(begin)

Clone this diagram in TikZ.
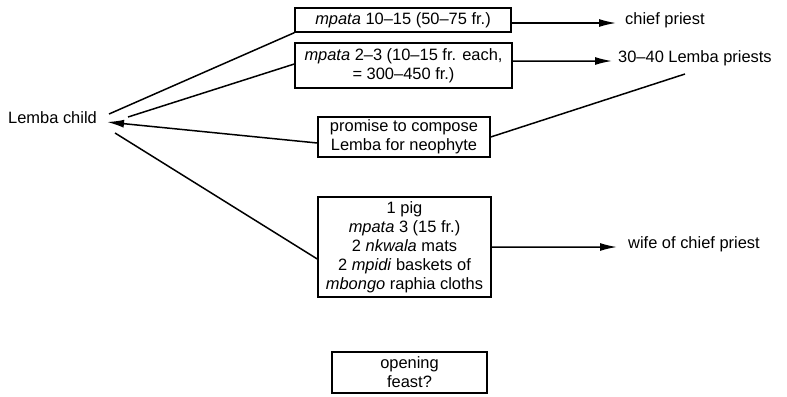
\documentclass[tikz,border=0pt]{standalone}
\usepackage{fontspec}
\setmainfont{Liberation Sans}
\usetikzlibrary{arrows.meta}
\tikzset{
  txt/.style={font=\fontsize{16.5}{19}\selectfont, inner sep=0pt},
  gift/.style={txt, draw, line width=1.4bp, align=center},
  link/.style={line width=1.5bp},
  give/.style={link, -{Latex[length=17bp,width=8bp]}},
}
\begin{document}
\begin{tikzpicture}[x=1bp, y=-1bp]
\useasboundingbox (0,0) rectangle (787,396);

% recipient and giver labels
\node[txt, anchor=west] (child) at (8,118) {Lemba child};
\node[txt, anchor=west] (chief) at (625,20) {chief priest};
\node[txt, anchor=west] (priests) at (618,58) {30--40 Lemba priests};
\node[txt, anchor=west] (wife) at (628,244) {wife of chief priest};

% payments and services
\node[gift, minimum width=216bp, minimum height=24bp] (b1) at (403,20)
  {\textit{mpata} 10--15 (50--75 fr.)};
\node[gift, minimum width=217bp, minimum height=45bp] (b2) at (403.5,65.5)
  {\textit{mpata} 2--3 (10--15 fr. each,\\ = 300--450 fr.)};
\node[gift, minimum width=172bp, minimum height=40bp] (b3) at (404,137)
  {promise to compose\\Lemba for neophyte};
\node[gift, minimum width=173bp, minimum height=100bp] (b4) at (404.5,247)
  {1 pig\\\textit{mpata} 3 (15 fr.)\\2 \textit{nkwala} mats\\2 \textit{mpidi} baskets of\\\textit{mbongo} raphia cloths};
\node[gift, minimum width=155bp, minimum height=41bp] (b5) at (409.5,372.5)
  {opening\\feast?};

\coordinate (pr) at (685,74);

% flows out of the child's family
\draw[link] ([xshift=12bp,yshift=4bp]child.east) -- (b1.south west);
\draw[link] ([xshift=31bp,yshift=1bp]child.east) -- ([yshift=1.5bp]b2.west);
\draw[give] ([yshift=-6bp]b3.west) -- ([xshift=10bp,yshift=-4bp]child.east);
\draw[link] ([xshift=18bp,yshift=-15bp]child.east) -- ([yshift=-12bp]b4.west);

% flows on to the priests
\draw[give] ([yshift=-3bp]b1.east) -- ([xshift=-9bp,yshift=-3bp]chief.west);
\draw[give] ([yshift=4.5bp]b2.east) -- ([xshift=-6bp,yshift=-3bp]priests.west);
\draw[link] (b3.east) -- (pr);
\draw[give] (b4.east) -- ([xshift=-11bp,yshift=-3bp]wife.west);
\end{tikzpicture}
\end{document}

(end)

The lines from the start of the data through the line that contains "(pr) at (685,74);" are to be returned exactly, please, with both ends included and every picture left out.

Response to this task:
Clone this diagram in TikZ.
\documentclass[tikz,border=0pt]{standalone}
\usepackage{fontspec}
\setmainfont{Liberation Sans}
\usetikzlibrary{arrows.meta}
\tikzset{
  txt/.style={font=\fontsize{16.5}{19}\selectfont, inner sep=0pt},
  gift/.style={txt, draw, line width=1.4bp, align=center},
  link/.style={line width=1.5bp},
  give/.style={link, -{Latex[length=17bp,width=8bp]}},
}
\begin{document}
\begin{tikzpicture}[x=1bp, y=-1bp]
\useasboundingbox (0,0) rectangle (787,396);

% recipient and giver labels
\node[txt, anchor=west] (child) at (8,118) {Lemba child};
\node[txt, anchor=west] (chief) at (625,20) {chief priest};
\node[txt, anchor=west] (priests) at (618,58) {30--40 Lemba priests};
\node[txt, anchor=west] (wife) at (628,244) {wife of chief priest};

% payments and services
\node[gift, minimum width=216bp, minimum height=24bp] (b1) at (403,20)
  {\textit{mpata} 10--15 (50--75 fr.)};
\node[gift, minimum width=217bp, minimum height=45bp] (b2) at (403.5,65.5)
  {\textit{mpata} 2--3 (10--15 fr. each,\\ = 300--450 fr.)};
\node[gift, minimum width=172bp, minimum height=40bp] (b3) at (404,137)
  {promise to compose\\Lemba for neophyte};
\node[gift, minimum width=173bp, minimum height=100bp] (b4) at (404.5,247)
  {1 pig\\\textit{mpata} 3 (15 fr.)\\2 \textit{nkwala} mats\\2 \textit{mpidi} baskets of\\\textit{mbongo} raphia cloths};
\node[gift, minimum width=155bp, minimum height=41bp] (b5) at (409.5,372.5)
  {opening\\feast?};

\coordinate (pr) at (685,74);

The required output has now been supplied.